**Provided material:**
◆ ◆ ◆ ◆
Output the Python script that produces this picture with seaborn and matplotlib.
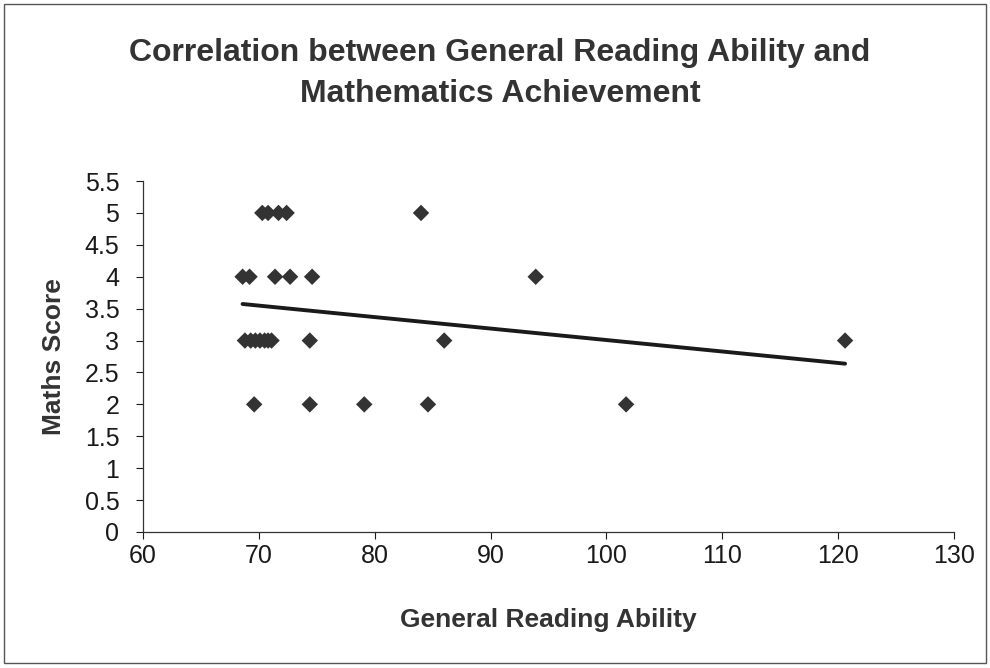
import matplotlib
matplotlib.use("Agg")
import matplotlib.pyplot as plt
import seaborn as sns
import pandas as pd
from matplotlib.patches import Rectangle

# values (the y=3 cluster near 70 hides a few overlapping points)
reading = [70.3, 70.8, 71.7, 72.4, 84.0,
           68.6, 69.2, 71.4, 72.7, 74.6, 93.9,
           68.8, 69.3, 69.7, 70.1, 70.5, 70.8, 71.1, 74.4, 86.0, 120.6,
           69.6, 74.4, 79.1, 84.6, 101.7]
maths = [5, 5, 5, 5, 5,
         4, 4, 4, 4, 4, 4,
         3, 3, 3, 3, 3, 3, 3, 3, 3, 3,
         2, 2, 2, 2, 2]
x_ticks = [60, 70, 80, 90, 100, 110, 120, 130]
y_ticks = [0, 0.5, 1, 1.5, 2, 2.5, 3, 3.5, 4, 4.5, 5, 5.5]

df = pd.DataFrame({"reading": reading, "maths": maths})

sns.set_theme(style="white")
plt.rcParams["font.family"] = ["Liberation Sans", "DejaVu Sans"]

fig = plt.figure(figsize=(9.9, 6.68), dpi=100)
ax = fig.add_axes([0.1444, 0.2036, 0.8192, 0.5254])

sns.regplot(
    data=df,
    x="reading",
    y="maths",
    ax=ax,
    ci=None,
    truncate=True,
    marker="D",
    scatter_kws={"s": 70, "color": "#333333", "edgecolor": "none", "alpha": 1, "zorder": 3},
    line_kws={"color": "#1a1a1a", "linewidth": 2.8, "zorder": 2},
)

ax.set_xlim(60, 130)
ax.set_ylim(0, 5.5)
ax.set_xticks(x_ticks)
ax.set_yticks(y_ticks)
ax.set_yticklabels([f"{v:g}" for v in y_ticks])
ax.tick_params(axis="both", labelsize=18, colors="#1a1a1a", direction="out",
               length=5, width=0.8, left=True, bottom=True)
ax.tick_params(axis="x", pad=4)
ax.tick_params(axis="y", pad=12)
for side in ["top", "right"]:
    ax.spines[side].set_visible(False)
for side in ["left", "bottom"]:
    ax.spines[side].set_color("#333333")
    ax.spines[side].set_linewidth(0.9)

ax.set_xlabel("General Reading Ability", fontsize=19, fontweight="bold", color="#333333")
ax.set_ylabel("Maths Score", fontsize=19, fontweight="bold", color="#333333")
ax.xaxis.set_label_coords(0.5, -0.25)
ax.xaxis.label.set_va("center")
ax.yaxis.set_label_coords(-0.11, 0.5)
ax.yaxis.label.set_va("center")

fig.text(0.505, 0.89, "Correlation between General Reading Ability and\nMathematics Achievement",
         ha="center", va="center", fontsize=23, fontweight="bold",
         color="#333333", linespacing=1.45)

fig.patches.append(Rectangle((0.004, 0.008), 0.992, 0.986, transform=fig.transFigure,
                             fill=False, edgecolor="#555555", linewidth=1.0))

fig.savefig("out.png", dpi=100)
◆ ◆ ◆ ◆
Output each line exactly; omit every picture.

**Correct answer:**
Output the Python script that produces this picture with seaborn and matplotlib.
import matplotlib
matplotlib.use("Agg")
import matplotlib.pyplot as plt
import seaborn as sns
import pandas as pd
from matplotlib.patches import Rectangle

# values (the y=3 cluster near 70 hides a few overlapping points)
reading = [70.3, 70.8, 71.7, 72.4, 84.0,
           68.6, 69.2, 71.4, 72.7, 74.6, 93.9,
           68.8, 69.3, 69.7, 70.1, 70.5, 70.8, 71.1, 74.4, 86.0, 120.6,
           69.6, 74.4, 79.1, 84.6, 101.7]
maths = [5, 5, 5, 5, 5,
         4, 4, 4, 4, 4, 4,
         3, 3, 3, 3, 3, 3, 3, 3, 3, 3,
         2, 2, 2, 2, 2]
x_ticks = [60, 70, 80, 90, 100, 110, 120, 130]
y_ticks = [0, 0.5, 1, 1.5, 2, 2.5, 3, 3.5, 4, 4.5, 5, 5.5]

df = pd.DataFrame({"reading": reading, "maths": maths})

sns.set_theme(style="white")
plt.rcParams["font.family"] = ["Liberation Sans", "DejaVu Sans"]

fig = plt.figure(figsize=(9.9, 6.68), dpi=100)
ax = fig.add_axes([0.1444, 0.2036, 0.8192, 0.5254])

sns.regplot(
    data=df,
    x="reading",
    y="maths",
    ax=ax,
    ci=None,
    truncate=True,
    marker="D",
    scatter_kws={"s": 70, "color": "#333333", "edgecolor": "none", "alpha": 1, "zorder": 3},
    line_kws={"color": "#1a1a1a", "linewidth": 2.8, "zorder": 2},
)

ax.set_xlim(60, 130)
ax.set_ylim(0, 5.5)
ax.set_xticks(x_ticks)
ax.set_yticks(y_ticks)
ax.set_yticklabels([f"{v:g}" for v in y_ticks])
ax.tick_params(axis="both", labelsize=18, colors="#1a1a1a", direction="out",
               length=5, width=0.8, left=True, bottom=True)
ax.tick_params(axis="x", pad=4)
ax.tick_params(axis="y", pad=12)
for side in ["top", "right"]:
    ax.spines[side].set_visible(False)
for side in ["left", "bottom"]:
    ax.spines[side].set_color("#333333")
    ax.spines[side].set_linewidth(0.9)

ax.set_xlabel("General Reading Ability", fontsize=19, fontweight="bold", color="#333333")
ax.set_ylabel("Maths Score", fontsize=19, fontweight="bold", color="#333333")
ax.xaxis.set_label_coords(0.5, -0.25)
ax.xaxis.label.set_va("center")
ax.yaxis.set_label_coords(-0.11, 0.5)
ax.yaxis.label.set_va("center")

fig.text(0.505, 0.89, "Correlation between General Reading Ability and\nMathematics Achievement",
         ha="center", va="center", fontsize=23, fontweight="bold",
         color="#333333", linespacing=1.45)

fig.patches.append(Rectangle((0.004, 0.008), 0.992, 0.986, transform=fig.transFigure,
                             fill=False, edgecolor="#555555", linewidth=1.0))

fig.savefig("out.png", dpi=100)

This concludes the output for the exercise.